Wednesday, December 17, 2003

... But Is It Fiscally Responsible?


Obviously, by now anybody who even occasionally reads a newspaper is familiar with the now-controvercial deal between Boeing and the USAF for the Air Force to "lease" a fleet of 100 new refueling tankers, at a cost of between $26 billion to $37 billion. As an editorial in USA Today states,
Proponents of the lease deal concluded it had a better chance of winning congressional approval than a standard purchase of tankers for at least $150 million apiece because the initial costs would be less. But the eventual price could be as much as $5.7 billion more than a purchase, according to Congress' own budget experts. That's the cost of running all federal courts for a year.

The editorial notes that, despite the costs and questions about whether new tankers are actually needed, legislation to lease them "flew through Congress" and included a provision which "specifically awarded the contract to Boeing, short-circuiting the normal bidding process"

A revised deal, after the scandal broke, called for purchasing eighty tankers and leasing twenty. Boeing fired the executive and former Pentagon employee who exercised (to put it nicely) questionable ethics when they negotiated the deal.

Rep. Norm Dicks, D-Washington, "a senior member of the House Defense Appropriations Subcommittee and co-chairman of the Congressional Airpower Caucus", argues in favor of the deal. (Not mentioned in his comments: the tankers are to be built in Washington in Dicks' district, and that he has received significant campaign contributions from Boeing.) Dicks argues:
Third, although the chairman of the Joint Chiefs of Staff says we need an additional $30 billion to $40 billion annually to modernize military equipment, neither the Bush administration nor the Clinton administration provided adequate levels of procurement funding. So Congress - not Boeing - developed the creative tanker-lease arrangement, now structured as a plan to lease 20 planes and purchase 80.

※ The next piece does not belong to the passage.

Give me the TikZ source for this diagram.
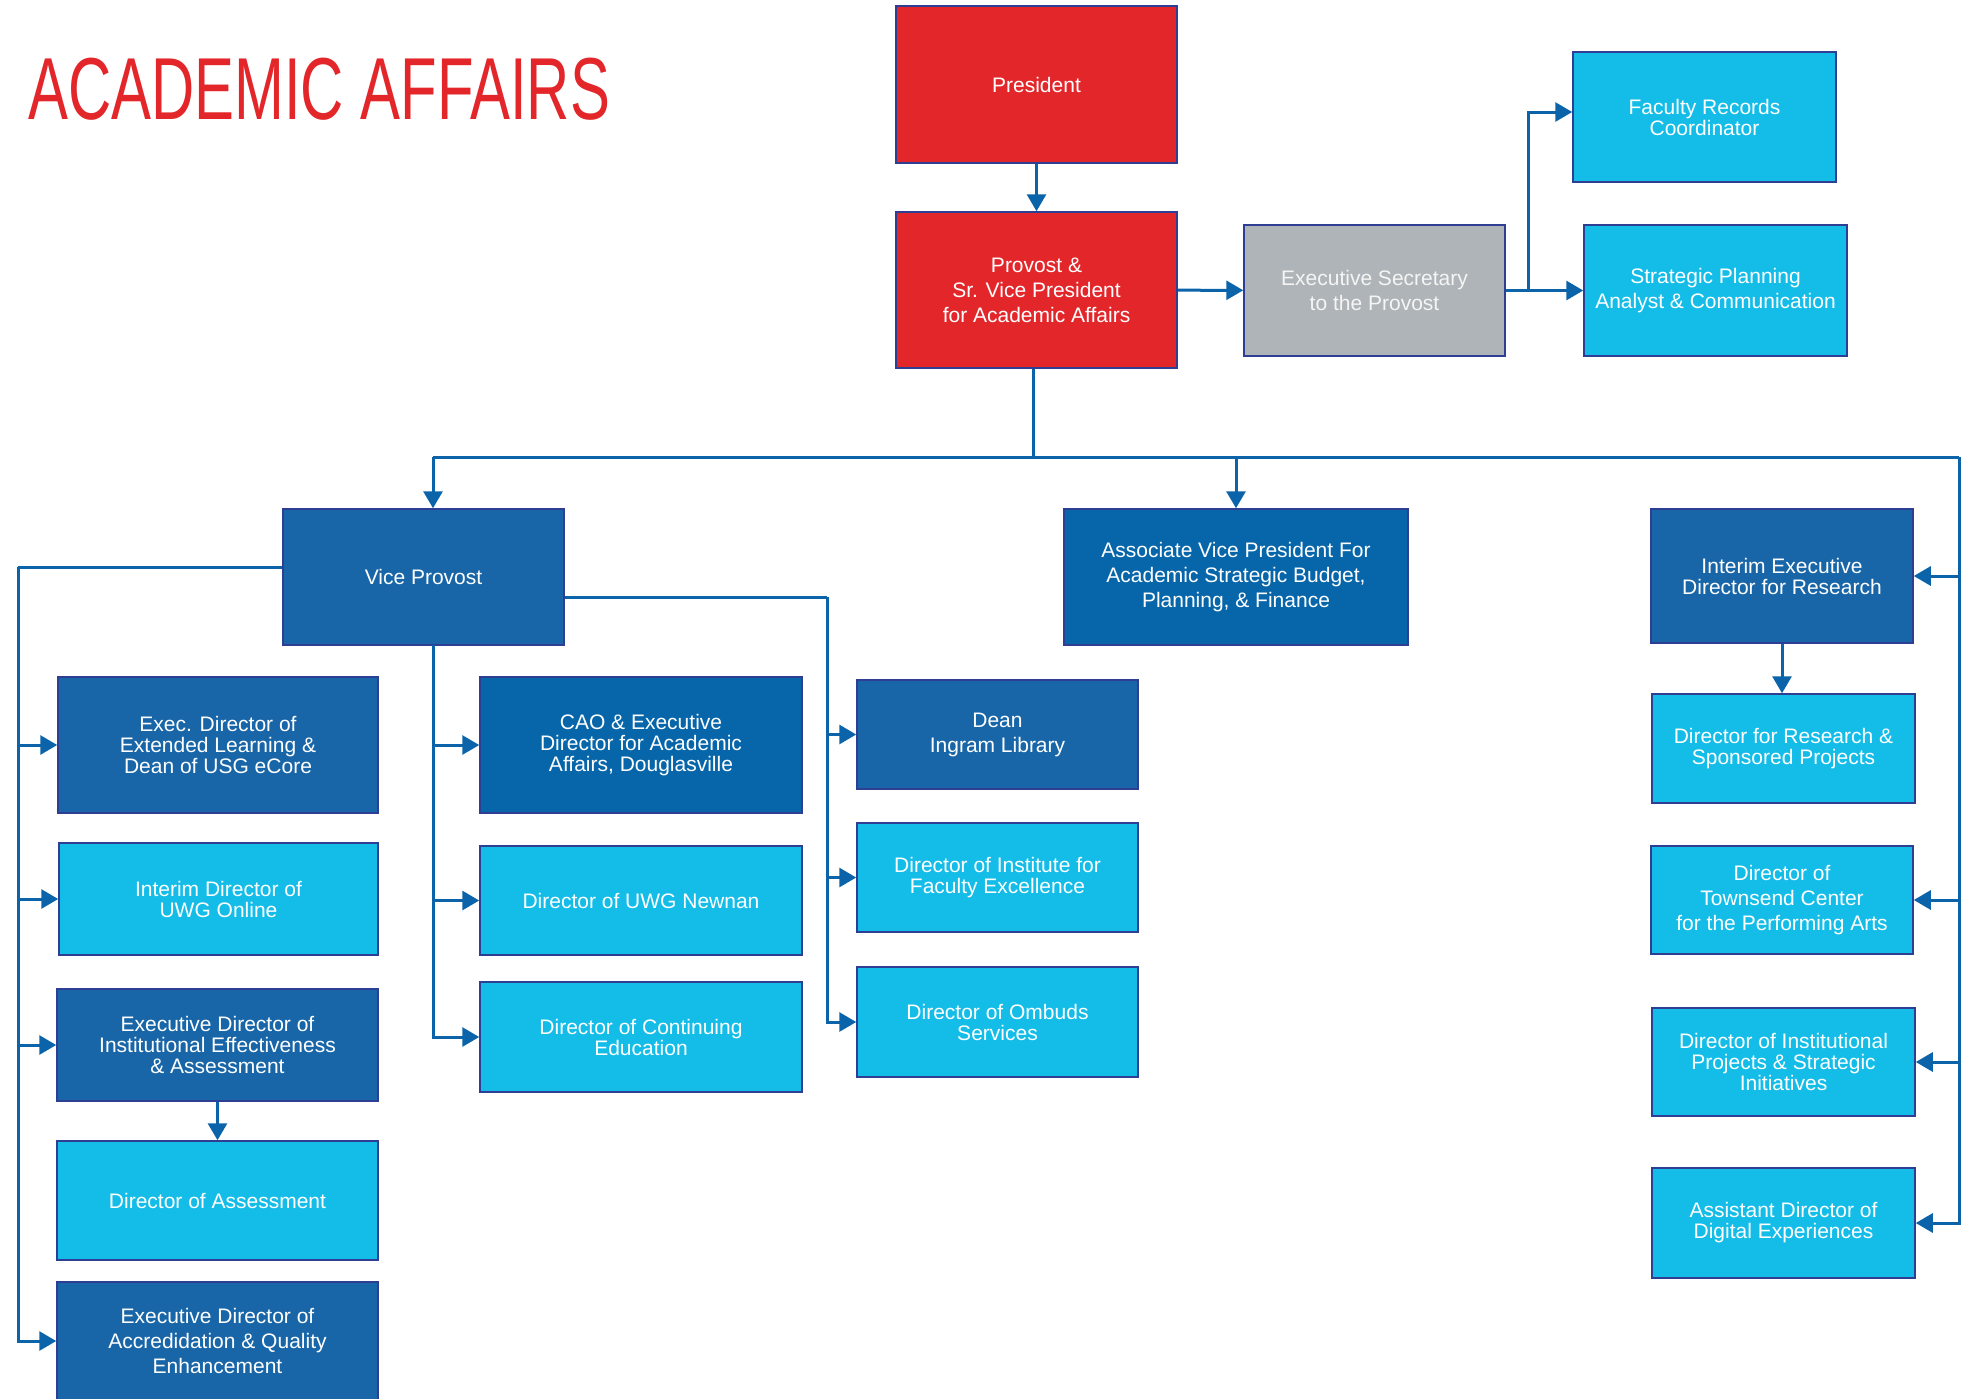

What has not been emphasized enough is that this is a very good deal for the government: The Air Force will pay less than any other customer for the 767 airframes. It's a guaranteed price, millions less than other nations are paying for the same planes.

The easy retorts to this are that, if the tankers truly are needed, Congress would authorize the money to purchase all 100 of the new tankers. First, it can't be that much cheaper even in the short-term to purchase 80 and lease 20. Second, it is not a good long-term deal to lease the tankers - it costs the taxpayer a lot more. In terms of Boeing providing "a good deal", when was the last time it had a customer who wanted to make an outright purchase of even 20 jets of this size, let alone 80 or 100. The government should get an excellent deal - and if the price is so great, it seems that it wouldn't have been necessary to award Boeing a "no bid" contract.

But, leaving aside issues of pork, unethical backroom deals, and even of corruption, what bothers me the most about this deal is its fiscal irresponsibility. Leasing is great if you can't afford to buy, and can even present significant tax advantages for business. Major airlines typically lease their entire fleets for a variety of reasons, including the tax deductions and their ability to shift the massive debt they would otherwise have to directly float off of their books. But when you can afford to buy, particularly when you are the tax collecter and not a taxpayer, it really makes no sense to lease.

The purpose of a lease such as this is to hide the true cost of the planes, and to shift the cost onto future budgets (and Presidents). It's a bad precedent, as if this one lease deal is followed by an increasing number of similar deals, a President can effectively float a massive invisible budget deficit - burdening future administrations with the cost of future lease payments. While such budget trickery may serve airlines well, as they hide massive debt that might otherwise deflate the value of their stock, investors are aware of this trick so nobody is really fooled. But even now, the U.S. government intentionally confuses its budget picture so as to hide the true magnitude of its present and future debts - and there are no shares of stock or class of professional investors who can give the budget even the limited "reality check" offered by the stock market.

What it boils down to for me is this: I like fiscal responsibility. I like balanced budgets. While I recognize that running a deficit is not always a bad thing - and sometimes it is the only way to afford important new infrastructure - I am not a fan of incurring debt "for the sake of incurring debt" or worse, in order to hide the debt from those who ultimately will be called upon to pay it back. From my perspective, tying the hands of future administrations by burdening them with obligations that should be paid in the present is worse than simply running an oversized deficit. If Bush and Congress are afraid of admitting the true size of the budget deficit, perhaps they should step aside and let some fiscally responsible individuals take over the financial management of our country.